This book was assigned to me in high school, and after that I quickly read every historical novel by Renault I could get a hold of. It's certainly one of the books responsible for making me interested in both history and historical fiction.
Along with Robert Graves, Mary Renault is my gold standard in historical fiction--but especially Renault. I think because more than any other author, she gave me the sense that the people in other times, though complex and human, aren't simply moderns in strange dress. Renault's books were the first I can remember finding a sympathetic view of homosexuality. This isn't to the fore in this particular book focusing on the mythic figure of Theseus (probably why it was considered tame enough to be assigned to me in my Catholic High School), but I remember in my teens her depiction of a place and era that put no negative evaluation on homosexuality in novels such as The Last of the Wine and Fire from Heaven was a revelation to me, that yes, the past is a different country. I also remember that it took the pagan religion of the time seriously and treated it sympathetically--as just another system of belief. That too stood out to me.

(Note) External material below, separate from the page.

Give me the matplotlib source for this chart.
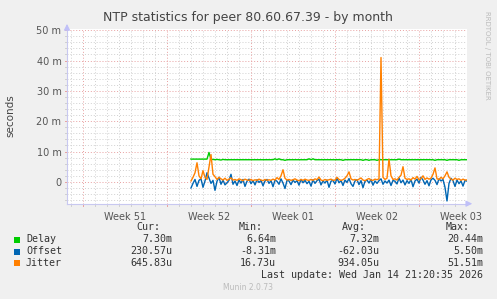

This particular novel also made an impression on me because, like Mary Stuart's Crystal Cave about Merlin, it took a mythical figure I assumed was pure fantasy, and wrote a plausible tale grounding Theseus in the Late Bronze Age world and making him a real and appealing fleshed-out figure telling his own story in an engaging voice.
I highly recommend both this book and the sequel, The Bull From the Sea. And her novels of Alexander the Great starting with Fire from Heaven. And the picture of Socrates and Athens during Peloponnesian War in The Last of the Wine. Just all of her historical novels are excellent, gripping reads.